→ **Task requirements**:
Leaving out the pictures, retype the lines from the beginning of the listing through the line containing "width=0.54, color=BLUE, zorder=3)".

→ **Data block**:

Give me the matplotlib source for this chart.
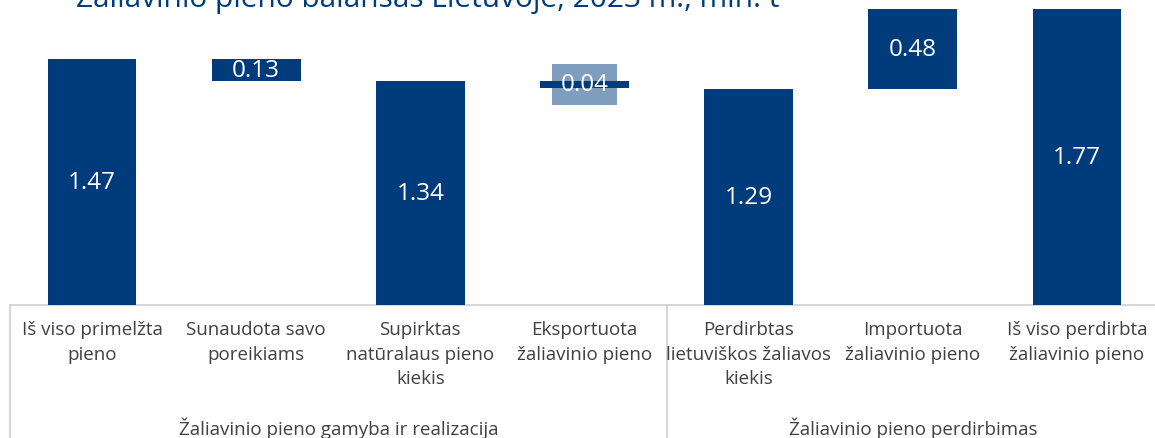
"""
Žaliavinio pieno balansas Lietuvoje - waterfall style bar chart.
"""

import matplotlib

matplotlib.use("Agg")
import matplotlib.pyplot as plt
import matplotlib.transforms as mtransforms

# --------------------------------------------------------------------------- #
# Data
# --------------------------------------------------------------------------- #
TITLE = "Žaliavinio pieno balansas Lietuvoje, 2023 m., mln. t"

categories = [
    "Iš viso primelžta\npieno",
    "Sunaudota savo\nporeikiams",
    "Supirktas\nnatūralaus pieno\nkiekis",
    "Eksportuota\nžaliavinio pieno",
    "Perdirbtas\nlietuviškos žaliavos\nkiekis",
    "Importuota\nžaliavinio pieno",
    "Iš viso perdirbta\nžaliavinio pieno",
]
values = [1.47, 0.13, 1.34, 0.04, 1.29, 0.48, 1.77]
# bottom of each bar (floating bars start where the previous total ends)
bottoms = [0.0, 1.34, 0.0, 1.30, 0.0, 1.29, 0.0]

groups = ["Žaliavinio pieno gamyba ir realizacija", "Žaliavinio pieno perdirbimas"]
group_spans = [(0, 3), (4, 6)]

BLUE = "#003c7b"
LIGHT_BLUE = "#7f9dbd"
GRAY_TEXT = "#404040"
LINE_GRAY = "#d0d0d0"

W, H = 1155, 439
plt.rcParams["font.family"] = ["Open Sans", "DejaVu Sans"]

fig = plt.figure(figsize=(W / 100, H / 100), dpi=100)
ax = fig.add_axes([10 / W, 133 / H, 1149 / W, 306 / H])
ax.set_xlim(-0.5, 6.5)
ax.set_ylim(0, 306 / 167.3)

x = list(range(len(categories)))
ax.bar(x, values, bottom=bottoms, width=0.54, color=BLUE, zorder=3)

# value labels
for i, (v, b) in enumerate(zip(values, bottoms)):
    yc = b + v / 2
    if i == 3:
        # small export bar: label sits in a light box behind the bar
        ax.text(i, yc, f"{v:.2f}", ha="center", va="center", fontsize=17.5,
                color=LIGHT_BLUE, zorder=2,
                bbox=dict(boxstyle="square,pad=0.35", fc=LIGHT_BLUE, ec="none"))
    ax.text(i, yc, f"{v:.2f}", ha="center", va="center", fontsize=17.5,
            color="white", zorder=5)

# axis styling
for side in ["top", "right", "left"]:
    ax.spines[side].set_visible(False)
ax.spines["bottom"].set_color(LINE_GRAY)
ax.spines["bottom"].set_linewidth(1.2)
ax.set_xticks([])
ax.set_yticks([])

# category labels below the axis
trans = mtransforms.blended_transform_factory(ax.transData, ax.transAxes)
for i, label in enumerate(categories):
    ax.text(i, -0.05, label, transform=trans, ha="center", va="top",
            fontsize=13.5, color=GRAY_TEXT, linespacing=1.45)

for name, (a, b) in zip(groups, group_spans):
    ax.text((a + b) / 2, -0.40, name, transform=trans, ha="center",
            va="center", fontsize=13.5, color=GRAY_TEXT)

# group separators
for xs in [-0.5, 3.5, 6.5]:
    ax.plot([xs, xs], [0, -0.44], transform=trans, color=LINE_GRAY,
            lw=1.2, clip_on=False)

fig.text(76 / W, 1 - 7 / H, TITLE, ha="left", va="baseline", fontsize=21.5,
         color=BLUE)

fig.savefig("out.png", dpi=100, facecolor="white")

→ **Reply**:
Give me the matplotlib source for this chart.
"""
Žaliavinio pieno balansas Lietuvoje - waterfall style bar chart.
"""

import matplotlib

matplotlib.use("Agg")
import matplotlib.pyplot as plt
import matplotlib.transforms as mtransforms

# --------------------------------------------------------------------------- #
# Data
# --------------------------------------------------------------------------- #
TITLE = "Žaliavinio pieno balansas Lietuvoje, 2023 m., mln. t"

categories = [
    "Iš viso primelžta\npieno",
    "Sunaudota savo\nporeikiams",
    "Supirktas\nnatūralaus pieno\nkiekis",
    "Eksportuota\nžaliavinio pieno",
    "Perdirbtas\nlietuviškos žaliavos\nkiekis",
    "Importuota\nžaliavinio pieno",
    "Iš viso perdirbta\nžaliavinio pieno",
]
values = [1.47, 0.13, 1.34, 0.04, 1.29, 0.48, 1.77]
# bottom of each bar (floating bars start where the previous total ends)
bottoms = [0.0, 1.34, 0.0, 1.30, 0.0, 1.29, 0.0]

groups = ["Žaliavinio pieno gamyba ir realizacija", "Žaliavinio pieno perdirbimas"]
group_spans = [(0, 3), (4, 6)]

BLUE = "#003c7b"
LIGHT_BLUE = "#7f9dbd"
GRAY_TEXT = "#404040"
LINE_GRAY = "#d0d0d0"

W, H = 1155, 439
plt.rcParams["font.family"] = ["Open Sans", "DejaVu Sans"]

fig = plt.figure(figsize=(W / 100, H / 100), dpi=100)
ax = fig.add_axes([10 / W, 133 / H, 1149 / W, 306 / H])
ax.set_xlim(-0.5, 6.5)
ax.set_ylim(0, 306 / 167.3)

x = list(range(len(categories)))
ax.bar(x, values, bottom=bottoms, width=0.54, color=BLUE, zorder=3)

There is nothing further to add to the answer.